As the universe cooled plasma hydrogen in form of proton and free electrons, deionizing the universe permitting CMBR. This produces nonionizing radiation. The theta between comoving gas is relatively large which means that the light is rather quickly redshifted relative to the gas it moves through that gas at greater distances. In quickly redshifting it is less suceptible to absorbtion from gas or plasma.

The ionization of intergalactic gas is not over. Hydrogen stars are very hard to form because they lack nuclei, but dense pockets gas kept apart by motion are begiining to cool, and friction of swirls is causing circular motion to abate and hydrogen collapses into large first generation stars. These stars, because of their inherant size have a very hot light producing surface which translates into much more blue and UV light than our sun. The galaxy EGSY8p7 falls into this catagory. When these stars formed they send large amounts of high velocity plasma and UV, and x-rays into the surrounding media, which cause a reionization and this process prevents us from seeing the very oldest stars, because at frequencies higher than CNBR much of the universe is becomes opaque.

Except an area between our galaxies comoving reference frame and this ancient galaxy, EGSY8p7, that for some reason has not greatly reionized or is less dense in gas. It is more or less looking down into a pit in a media composed of plasma. So the question why is this area less ionized and other areas more ionized.

Previous reports last year claimed that polarized light in CNBR indicate structure, possibly as a consequence of imperfect inflation. Critques argue that this is either not true or that the signal to noise was to low for the conclusions the authors drew. So this paper suggests in a different way that long range gas densities were not uniform. EM in the universe should have been uniform and thus piar production should also have been uniform. However this paper indicates the may been non-uniformity.

So what are the critiques,

could this galaxy not be closer and moving in the comoving frame and away from us.

Absorption spectrum of skyline molecules. They use another spectra IRAC[3.6]-[4.5] to suugest a redshift of 8, making it older than other galaxies at the previous limit of 7.

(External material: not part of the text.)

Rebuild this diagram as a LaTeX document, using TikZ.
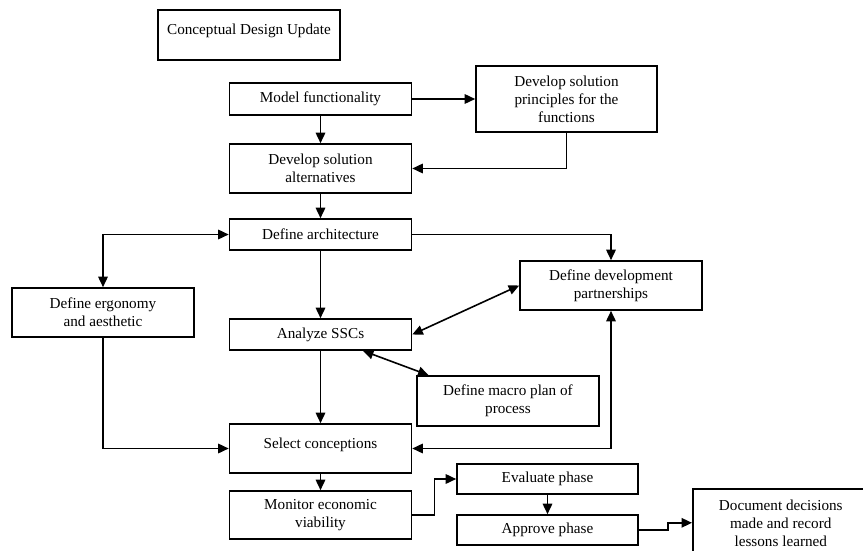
\documentclass[tikz,border=0pt]{standalone}
\usepackage{fontspec}
\setmainfont{Liberation Serif}
\usetikzlibrary{arrows.meta,calc}
\tikzset{
	stage/.style={draw, line width=1.6pt, minimum width=182pt, align=center, inner sep=2pt, font=\fontsize{15.2}{18}\selectfont},
	flow/.style={line width=1.6pt, -{Triangle[length=10.5pt,width=9.5pt]}},
	twoway/.style={line width=1.6pt, {Triangle[length=10.5pt,width=9.5pt]}-{Triangle[length=10.5pt,width=9.5pt]}}
}

\begin{document}
\begin{tikzpicture}[x=1pt, y=-1pt]
				\useasboundingbox (0, 0) rectangle (863, 551);
				\clip (0, 0) rectangle (863, 551);
				
				\node[stage, minimum height=50pt] (cdu) at (249, 35) {Conceptual Design Update\\[-7pt] \mbox{}};
				\node[stage, minimum height=32pt] (modfun) at (320.5, 99) {Model functionality};
				\node[stage, minimum width=181pt, minimum height=66pt] (princ) at (566.5, 99) {Develop solution\\principles for the\\functions};
				\node[stage, minimum height=49pt] (altern) at (320.5, 168.5) {Develop solution\\alternatives};
				\node[stage, minimum height=31pt] (arch) at (320.5, 234.5) {Define architecture};
				\node[stage, minimum height=49pt] (ergo) at (103, 312.5) {Define ergonomy\\and aesthetic};
				\node[stage, minimum height=49pt] (partner) at (611, 285.5) {Define development\\partnerships};
				\node[stage, minimum height=31pt] (ssc) at (320.5, 334.5) {Analyze SSCs};
				\node[stage, minimum height=50pt] (macro) at (508, 401) {Define macro plan of\\process};
				\node[stage, minimum height=49pt] (select) at (320.5, 448.5) {Select conceptions\\[-7pt] \mbox{}};
				\node[stage, minimum height=48pt] (monitor) at (320.5, 515) {Monitor economic\\viability};
				\node[stage, minimum width=181pt, minimum height=30pt] (eval) at (547.5, 479) {Evaluate phase};
				\node[stage, minimum width=181pt, minimum height=30pt] (approve) at (547.5, 530) {Approve phase};
				\node[stage, anchor=north west, minimum width=176pt, minimum height=68pt] (doc) at (692, 488) {Document decisions\\made and record\\lessons learned};
				
				\draw[flow] (modfun.east) -- (princ.west);
				\draw[flow] (modfun) -- (altern);
				\draw[flow] (princ.south) |- (altern.east);
				\draw[flow] (altern) -- (arch);
				\draw[flow] (arch.east) -| (partner.north);
				\draw[twoway] (ergo.north) |- (arch.west);
				\draw[flow] (arch) -- (ssc);
				\draw[twoway] (ssc.east) -- (partner.west);
				\draw[twoway] (ssc.-21) -- (macro.162);
				\draw[flow] (ssc) -- (select);
				\draw[flow] (ergo.south) |- (select.west);
				\draw[twoway] (select.east) -| (partner.south);
				\draw[flow] (select) -- (monitor);
				\draw[flow] (monitor.east) -- ++(22, 0) |- (eval.west);
				\draw[flow] (eval) -- (approve);
				\draw[flow] (approve.east) -- ++(29, 0) |- (doc.west);
			\end{tikzpicture}
\end{document}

The 11776 Ang value they claim is sigma =7 which using the monte carlo markov chaim seems reasoable given the distribution and signal to noise. The critque is that the signal is on a rather limited number of pixels, and one cannot claim at that level independency between adjacent pixels. Non-independcy can tend to amplify statistical diiferences by making power look greater than it is. So they did randomly sample 1500 spots looking for a similar line and found none, so the background values i hoped are the basis for their monte carlo seem reasonable, the issue then is how independent can 11 clustered pixels be, given that this is a keck ground based telescope observation.

Another critique is that previous researchers got it wrong, taking in adequate measures to find emmision spectrum bands in galaxies potentially more redshifted than 7.

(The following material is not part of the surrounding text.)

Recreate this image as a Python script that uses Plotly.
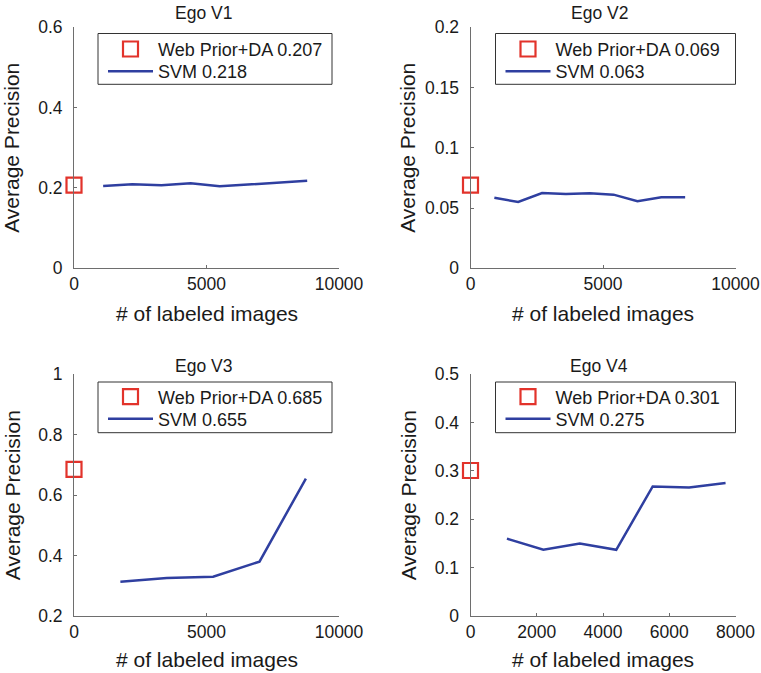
import plotly.graph_objects as go

# ---------------- data ----------------
titles = ["Ego V1", "Ego V2", "Ego V3", "Ego V4"]
x_title = "# of labeled images"
y_title = "Average Precision"

v1_x = [1100, 2200, 3300, 4400, 5500, 6600, 7700, 8800]
v1_y = [0.205, 0.209, 0.207, 0.212, 0.204, 0.209, 0.214, 0.218]

v2_x = [900, 1800, 2700, 3600, 4500, 5400, 6300, 7200, 8100]
v2_y = [0.0586, 0.0550, 0.0625, 0.0617, 0.0622, 0.0611, 0.0556, 0.0589, 0.0589]

v3_x = [1750, 3500, 5250, 7000, 8750]
v3_y = [0.313, 0.326, 0.330, 0.380, 0.655]

v4_x = [1100, 2200, 3300, 4400, 5500, 6600, 7700]
v4_y = [0.160, 0.137, 0.150, 0.137, 0.268, 0.266, 0.275]

svm_x = [v1_x, v2_x, v3_x, v4_x]
svm_y = [v1_y, v2_y, v3_y, v4_y]

prior_ap = [0.207, 0.069, 0.685, 0.301]
svm_ap = [0.218, 0.063, 0.655, 0.275]

y_ticks = [
    [0, 0.2, 0.4, 0.6],
    [0, 0.05, 0.1, 0.15, 0.2],
    [0.2, 0.4, 0.6, 0.8, 1],
    [0, 0.1, 0.2, 0.3, 0.4, 0.5],
]
y_ticktext = [
    ["0", "0.2", "0.4", "0.6"],
    ["0", "0.05", "0.1", "0.15", "0.2"],
    ["0.2", "0.4", "0.6", "0.8", "1"],
    ["0", "0.1", "0.2", "0.3", "0.4", "0.5"],
]
x_ticks = [
    [0, 5000, 10000],
    [0, 5000, 10000],
    [0, 5000, 10000],
    [0, 2000, 4000, 6000, 8000],
]
x_ticktext = [
    ["0", "5000", "10000"],
    ["0", "5000", "10000"],
    ["0", "5000", "10000"],
    ["0", "2000", "4000", "6000", "8000"],
]

# ---------------- layout geometry (pixels) ----------------
W, H = 761, 673
FONT = "Liberation Sans, Arial, Helvetica, sans-serif"
RED = "#e2332b"
BLUE = "#2f3fa0"
AXIS = "#6e6e6e"
TXT = "#1a1a1a"

# plot boxes (left, right, top, bottom)
boxes = [
    (74, 339, 27.3, 268.3),
    (470.5, 735.5, 27.3, 268.3),
    (74, 339, 374.3, 616),
    (470.5, 735.5, 374.3, 616),
]
# legend frames (left, right, top, bottom)
frames = [
    (98, 332, 33.5, 84.3),
    (495.5, 735.5, 33.5, 84.3),
    (98, 332, 382, 432.7),
    (495.5, 735.5, 382, 432.7),
]
# legend item centres (text x start, marker row y, line row y)
items = [
    (159, 49.3, 71.5),
    (556.5, 49.3, 71.5),
    (159, 397, 419),
    (556.5, 397, 419),
]
title_pos = [(203, 13), (599, 13), (203, 366.5), (599, 366.5)]
ytitle_x = [12, 408, 12, 408]
xtitle_y = [313.5, 313.5, 659.5, 659.5]

fig = go.Figure()
layout = dict(
    width=W, height=H, autosize=False,
    margin=dict(l=0, r=0, t=0, b=0, pad=0, autoexpand=False),
    paper_bgcolor="white", plot_bgcolor="white",
    font=dict(family=FONT, color=TXT, size=18),
    annotations=[], shapes=[],
    showlegend=True,
)

for i in range(4):
    sfx = "" if i == 0 else str(i + 1)
    xa, ya = "x" + sfx, "y" + sfx
    lg_a = "legend" + sfx
    lg_b = "legend" + str(i + 5)
    fig.add_trace(go.Scatter(
        x=[0], y=[prior_ap[i]], mode="markers",
        name="Web Prior+DA %.3f" % prior_ap[i],
        marker=dict(symbol="square-open", size=15, color=RED,
                    line=dict(color=RED, width=2.2)),
        cliponaxis=False, xaxis=xa, yaxis=ya, legend=lg_a,
    ))
    fig.add_trace(go.Scatter(
        x=svm_x[i], y=svm_y[i], mode="lines",
        name="SVM %.3f" % svm_ap[i],
        line=dict(color=BLUE, width=2.5),
        cliponaxis=False, xaxis=xa, yaxis=ya, legend=lg_b,
    ))
    l, r, t, b = boxes[i]
    layout["xaxis" + sfx] = dict(
        domain=[l / W, r / W], anchor=ya, automargin=False,
        range=[x_ticks[i][0], x_ticks[i][-1]],
        tickvals=x_ticks[i], ticktext=x_ticktext[i],
        showline=True, linecolor=AXIS, linewidth=1,
        ticks="inside", ticklen=3, tickcolor=AXIS,
        showgrid=False, zeroline=False, ticklabeloverflow="allow",
        tickfont=dict(size=17.5), ticklabelstandoff=0,
    )
    layout["yaxis" + sfx] = dict(
        domain=[1 - b / H, 1 - t / H], anchor=xa, automargin=False,
        range=[y_ticks[i][0], y_ticks[i][-1]],
        tickvals=y_ticks[i], ticktext=y_ticktext[i],
        showline=True, linecolor=AXIS, linewidth=1,
        ticks="inside", ticklen=3, tickcolor=AXIS,
        showgrid=False, zeroline=False, ticklabeloverflow="allow",
        tickfont=dict(size=17.5), ticklabelstandoff=7,
    )
    # legend frame
    fl, fr, ft, fb = frames[i]
    layout["shapes"].append(dict(
        type="rect", xref="paper", yref="paper",
        x0=fl / W, x1=fr / W, y0=1 - fb / H, y1=1 - ft / H,
        line=dict(color="#333333", width=1), fillcolor="white", layer="below",
    ))
    tx0, ry1, ry2 = items[i]
    for lg, ry in ((lg_a, ry1), (lg_b, ry2)):
        layout[lg] = dict(
            x=(tx0 - 56) / W, y=1 - ry / H, xref="paper", yref="paper",
            xanchor="left", yanchor="middle",
            bgcolor="rgba(0,0,0,0)", borderwidth=0,
            font=dict(size=18, color=TXT), itemwidth=45,
        )
    # subplot title
    tx, ty = title_pos[i]
    layout["annotations"].append(dict(
        text=titles[i], x=tx / W, y=1 - ty / H, xref="paper", yref="paper",
        xanchor="center", yanchor="middle", showarrow=False,
        font=dict(size=17.5, color=TXT),
    ))
    # axis titles
    layout["annotations"].append(dict(
        text=x_title, x=(l + r) / 2 / W, y=1 - xtitle_y[i] / H,
        xref="paper", yref="paper", xanchor="center", yanchor="middle",
        showarrow=False, font=dict(size=21, color=TXT),
    ))
    layout["annotations"].append(dict(
        text=y_title, x=ytitle_x[i] / W, y=1 - (t + b) / 2 / H,
        xref="paper", yref="paper", xanchor="center", yanchor="middle",
        textangle=-90, showarrow=False, font=dict(size=21, color=TXT),
    ))

fig.update_layout(**layout)
fig.write_html("out.html")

The range of equivilent width values of. 17-42 Ang makes this not only one of the oldest but one of the brightest Z>7 galaxies and is comparble to galaxies younger than the reionization < 6.5. but studies of redshift 2 galaxies shows a higher range of EW suggesting that light from the most distant galaxies is somewhat attenuated.

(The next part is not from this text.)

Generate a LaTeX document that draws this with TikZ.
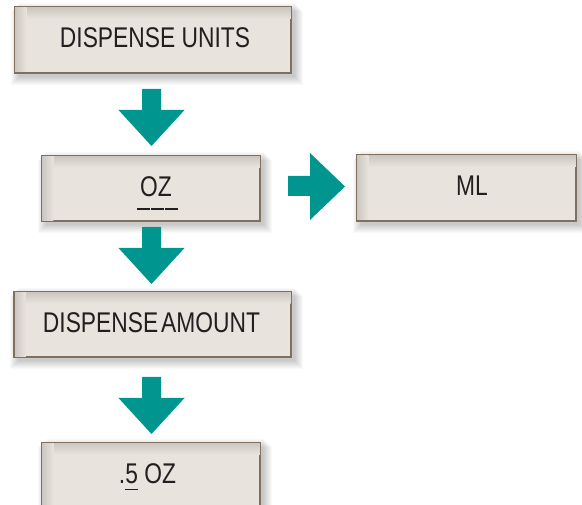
\documentclass[tikz,border=0pt]{standalone}
\usepackage{fontspec}
\setmainfont{Liberation Sans}[FakeStretch=0.8]
\definecolor{boxfill}{HTML}{E9E3DD}
\definecolor{boxshade}{HTML}{CBC6C1}
\definecolor{boxline}{HTML}{7F6F5E}
\definecolor{teal}{HTML}{00968F}
\definecolor{txt}{HTML}{231F20}
\tikzset{
  panel/.style={rectangle, draw=boxline, line width=1.2pt, fill=boxfill, inner sep=0pt},
  wide/.style={minimum width=276pt, minimum height=65pt},
  narrow/.style={minimum width=218pt, minimum height=65pt},
  label/.style={inner sep=0pt, text=txt, font=\fontsize{28.5}{30}\selectfont,
    text height=20.5pt, text depth=5pt},
  blockarrow/.style={fill=teal, draw=none}
}
\newcommand\softshadow[1]{%
  \foreach \i in {1,...,9}{%
    \fill[black, opacity=0.022]
      ([shift={(4pt-\i*1pt+1pt,4pt-\i*1pt+1pt)}]#1.north west) rectangle ([shift={(3pt+\i*1pt,-3pt-\i*1pt)}]#1.south east);
  }%
}
\newcommand\innershade[1]{%
  \shade[left color=boxshade, right color=boxfill]
    ([shift={(0.6pt,-0.6pt)}]#1.north west) rectangle ([shift={(12pt,0.6pt)}]#1.south west);
  \shade[top color=boxshade, bottom color=boxfill]
    ([shift={(0.6pt,-0.6pt)}]#1.north west) rectangle ([shift={(-0.6pt,-12pt)}]#1.north east);
  \shade[left color=boxshade, right color=boxfill]
    ([shift={(0.6pt,-0.6pt)}]#1.north west) rectangle ([shift={(12pt,-12pt)}]#1.north west);
}
\newcommand\tealdown[2]{% x center, y top (in picture units)
  \fill[blockarrow] (#1-9.5,#2) -- (#1+9.5,#2) -- (#1+9.5,#2+21) -- (#1+33,#2+21)
    -- (#1,#2+57) -- (#1-33,#2+21) -- (#1-9.5,#2+21) -- cycle;
}
\begin{document}
\begin{tikzpicture}[x=1pt,y=-1pt]
\useasboundingbox (0,0) rectangle (582,505);
\fill[white] (0,0) rectangle (582,505);

\path coordinate (c1) at (153,40) coordinate (c2) at (151,188.5)
  coordinate (c3) at (466.5,188) coordinate (c4) at (152.5,324.5)
  coordinate (c5) at (151,475.5);
\node[wide, inner sep=0pt]   (s1) at (c1) {};
\node[narrow, inner sep=0pt] (s2) at (c2) {};
\node[narrow, minimum width=219pt, inner sep=0pt] (s3) at (c3) {};
\node[wide, inner sep=0pt]   (s4) at (c4) {};
\node[narrow, inner sep=0pt] (s5) at (c5) {};
\foreach \b in {s1,s2,s3,s4,s5}{\softshadow{\b}}

\node[panel, wide]   (units)  at (c1) {};
\node[panel, narrow] (oz)     at (c2) {};
\node[panel, narrow, minimum width=219pt] (ml) at (c3) {};
\node[panel, wide]   (amount) at (c4) {};
\node[panel, narrow] (half)   at (c5) {};

\foreach \b in {units,oz,ml,amount,half}{\innershade{\b}}
\foreach \b in {units,oz,ml,amount,half}{\draw[boxline, line width=1.2pt] (\b.north west) rectangle (\b.south east);}

\node[label] (unitsT) at ([xshift=2pt]units.center) {DISPENSE UNITS};
\node[label] (ozT) at ([xshift=5pt]oz.center) {OZ};
\node[label] (mlT) at ([xshift=5.5pt]ml.center) {ML};
\node[label] (amountT) at ([xshift=-1pt]amount.center) {DISPENSE\kern3pt AMOUNT};
\node[label] (halfT) at ([xshift=-3.5pt]half.center) {.\smash{\rlap{\rule[-6.5pt]{12.2pt}{1.2pt}}}5 OZ};

% underline segments under OZ
\coordinate (u1) at (137,209);
\draw[txt, line width=1.2pt] (u1) -- ++(12.5,0) ++(1.5,0) -- ++(12.5,0) ++(1.5,0) -- ++(13,0);

% block arrows
\tealdown{151.5}{89}
\tealdown{151.5}{227}
\tealdown{151.5}{377}
\fill[blockarrow] (288,176) -- (310,176) -- (310,153) -- (345,186.5) -- (310,220)
  -- (310,196) -- (288,196) -- cycle;
\end{tikzpicture}
\end{document}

I suppose this opens the door with space telescopes, better infrared equipment in a cooler environemnt better signal to noise and even more red shifted galaxies. Some of the physics for deionization and reionization is likely to change.

Technical critique, the paper lacked an abbreviation list, but they use a rather large number of obscure abbreviations, its actually the first time i have seen references abbreviated in this style and was a bit disconcerting. The lyman alpha wave length was not given, for a broader audiance relavent spectral lines should have been illustrated, this may seem trivial, but they specifically select certain bands over others because of post emmision contamination and absoption potentials. It would have been nice to see a table or figure detailing what those were. The z-value calibration method was only breifly detailed. The skyline contribution while specifically defined, generally was not well defined. Figure 1 legend marginally explains the figure.